Clip description
After contestant Raleigh Matthews wins the first round, host Bob Dyer offers him a choice between a sum of money and a numbered box. The box contains an unknown prize that could be anything from elastic bands to a new car. After picking the box, Raleigh has the choice of risking the prizes he has accumulated so far and playing on, or keeping the prizes and heading home.
Curator’s notes
Although simpler in presentation than many contemporary quiz shows, Pick a Box also boasts some by-now-familiar quiz show fixtures. It appeals to a gambler’s instinct (‘cut my losses now or risk everything for the chance to win more?’ – ‘take the money or find out what’s in the box?’) and Dyer ropes in the audience to egg the contestants on. The prize pool brings together an eclectic assortment of objects that it seems would only ever be mentioned in the same sentence on a quiz show – cake mixers, leather goods, fountain pens, cruise holidays. Part of the fun for the audience lies in seeing contestants who would love to win a cruise trying to act excited about the cake mixer they’ve won instead.

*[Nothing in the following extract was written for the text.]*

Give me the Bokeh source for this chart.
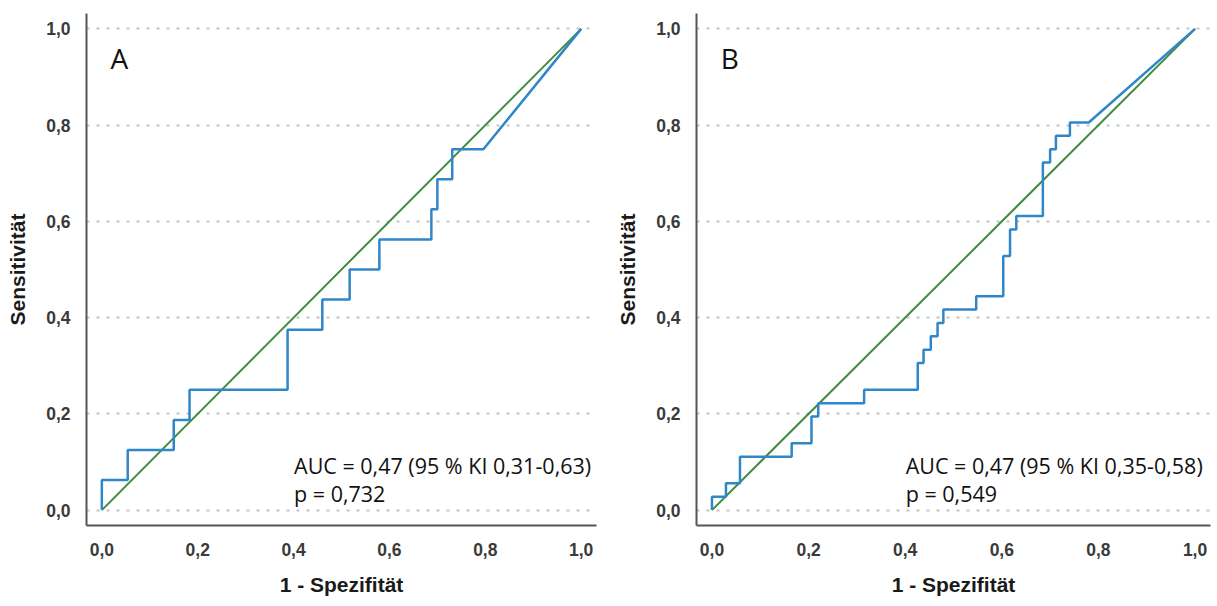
from bokeh.plotting import figure
from bokeh.layouts import row
from bokeh.models import Range1d, FixedTicker
from bokeh.core.properties import value
from bokeh.embed import file_html
from bokeh.resources import INLINE

# axis ticks shared by both panels
tick_values = [0.0, 0.2, 0.4, 0.6, 0.8, 1.0]
tick_labels = ["0,0", "0,2", "0,4", "0,6", "0,8", "1,0"]

# ROC curve A (1 - specificity, sensitivity)
fpr_a = [0.0, 0.0, 0.054, 0.054, 0.15, 0.15, 0.183, 0.183, 0.3875, 0.3875,
         0.46, 0.46, 0.517, 0.517, 0.579, 0.579, 0.6875, 0.6875, 0.70, 0.70,
         0.731, 0.731, 0.796, 1.0]
tpr_a = [0.0, 0.0625, 0.0625, 0.125, 0.125, 0.1875, 0.1875, 0.25, 0.25, 0.375,
         0.375, 0.4375, 0.4375, 0.5, 0.5, 0.5625, 0.5625, 0.625, 0.625, 0.6875,
         0.6875, 0.75, 0.75, 1.0]

# ROC curve B
fpr_b = [0.0, 0.0, 0.029, 0.029, 0.058, 0.058, 0.165, 0.165, 0.206, 0.206,
         0.22, 0.22, 0.315, 0.315, 0.426, 0.426, 0.438, 0.438, 0.453, 0.453,
         0.467, 0.467, 0.479, 0.479, 0.547, 0.547, 0.603, 0.603, 0.617, 0.617,
         0.63, 0.63, 0.685, 0.685, 0.70, 0.70, 0.712, 0.712, 0.741, 0.741,
         0.78, 1.0]
tpr_b = [0.0, 0.0278, 0.0278, 0.0556, 0.0556, 0.1111, 0.1111, 0.1389, 0.1389, 0.1944,
         0.1944, 0.2222, 0.2222, 0.25, 0.25, 0.3056, 0.3056, 0.3333, 0.3333, 0.3611,
         0.3611, 0.3889, 0.3889, 0.4167, 0.4167, 0.4444, 0.4444, 0.5278, 0.5278, 0.5833,
         0.5833, 0.6111, 0.6111, 0.7222, 0.7222, 0.75, 0.75, 0.7778, 0.7778, 0.8056,
         0.8056, 1.0]

# chance line
ref_x = [0.0, 1.0]
ref_y = [0.0, 1.0]

panel_letters = ["A", "B"]
auc_texts = ["AUC = 0,47 (95 % KI 0,31-0,63)", "AUC = 0,47 (95 % KI 0,35-0,58)"]
p_texts = ["p = 0,732", "p = 0,549"]

AXIS_FONT = "Liberation Sans"
TEXT_FONT = "Open Sans"


def roc_panel(fpr, tpr, letter, auc_text, p_text, width, height,
              border_left, border_right, border_top, border_bottom):
    p = figure(width=width, height=height, output_backend="svg",
               toolbar_location=None,
               x_range=Range1d(-0.032, 1.032), y_range=Range1d(-0.032, 1.032),
               min_border_left=border_left, min_border_right=border_right,
               min_border_top=border_top, min_border_bottom=border_bottom)
    p.outline_line_color = None
    p.background_fill_color = "white"

    overrides = {v: lab for v, lab in zip(tick_values, tick_labels)}
    for ax in (p.xaxis, p.yaxis):
        ax.ticker = FixedTicker(ticks=tick_values)
        ax.major_label_overrides = overrides
        ax.major_tick_line_color = None
        ax.minor_tick_line_color = None
        ax.axis_line_color = "#555555"
        ax.axis_line_width = 2
        ax.major_label_text_font = AXIS_FONT
        ax.major_label_text_font_style = "bold"
        ax.major_label_text_font_size = "17.5px"
        ax.major_label_text_color = "#3a3a3a"
        ax.axis_label_text_font = AXIS_FONT
        ax.axis_label_text_font_style = "bold"
        ax.axis_label_text_font_size = "21px"
        ax.axis_label_text_color = "#1a1a1a"
    p.xaxis.axis_label = "1 - Spezifität"
    p.yaxis.axis_label = "Sensitivität"
    p.xaxis.major_label_standoff = 11
    p.yaxis.major_label_standoff = 10
    p.xaxis.axis_label_standoff = 14
    p.yaxis.axis_label_standoff = 14

    p.xgrid.grid_line_color = None
    p.ygrid.ticker = FixedTicker(ticks=tick_values)
    p.ygrid.grid_line_color = "#c4c4c4"
    p.ygrid.grid_line_width = 2
    p.ygrid.grid_line_dash = "3 7"

    p.line(ref_x, ref_y, line_color="#3f8c3f", line_width=2)
    p.line(fpr, tpr, line_color="#2f86c8", line_width=2.5)

    p.text(x=[0.018], y=[0.978], text=[letter], text_font=value(TEXT_FONT),
           text_font_size="28px", text_baseline="top", text_align="left",
           text_color="#111111")
    p.text(x=[0.401, 0.401], y=[0.093, 0.035], text=[auc_text, p_text],
           text_font=value(TEXT_FONT), text_font_size="21.5px",
           text_baseline="middle", text_align="left", text_color="#111111")
    return p


pa = roc_panel(fpr_a, tpr_a, panel_letters[0], auc_texts[0], p_texts[0],
               width=610, height=604, border_left=86, border_right=14,
               border_top=13, border_bottom=79)
pb = roc_panel(fpr_b, tpr_b, panel_letters[1], auc_texts[1], p_texts[1],
               width=607, height=604, border_left=86, border_right=7,
               border_top=10, border_bottom=76)

layout = row(pa, pb)
open("out.html", "w").write(file_html(layout, INLINE))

In-show advertising is a big part of Pick-a-Box and the presentation of prizes is one of the forms it takes. Another is Dyer’s constant mention of the product range of the show’s major sponsor at the time, oil company BP. Here he makes a casual segue into a curious documentary-style segment on the Lucas Heights nuclear reactor that, while ostensibly about nuclear power as the ‘power source of the future’, ultimately becomes a promotional spot for BP petrol.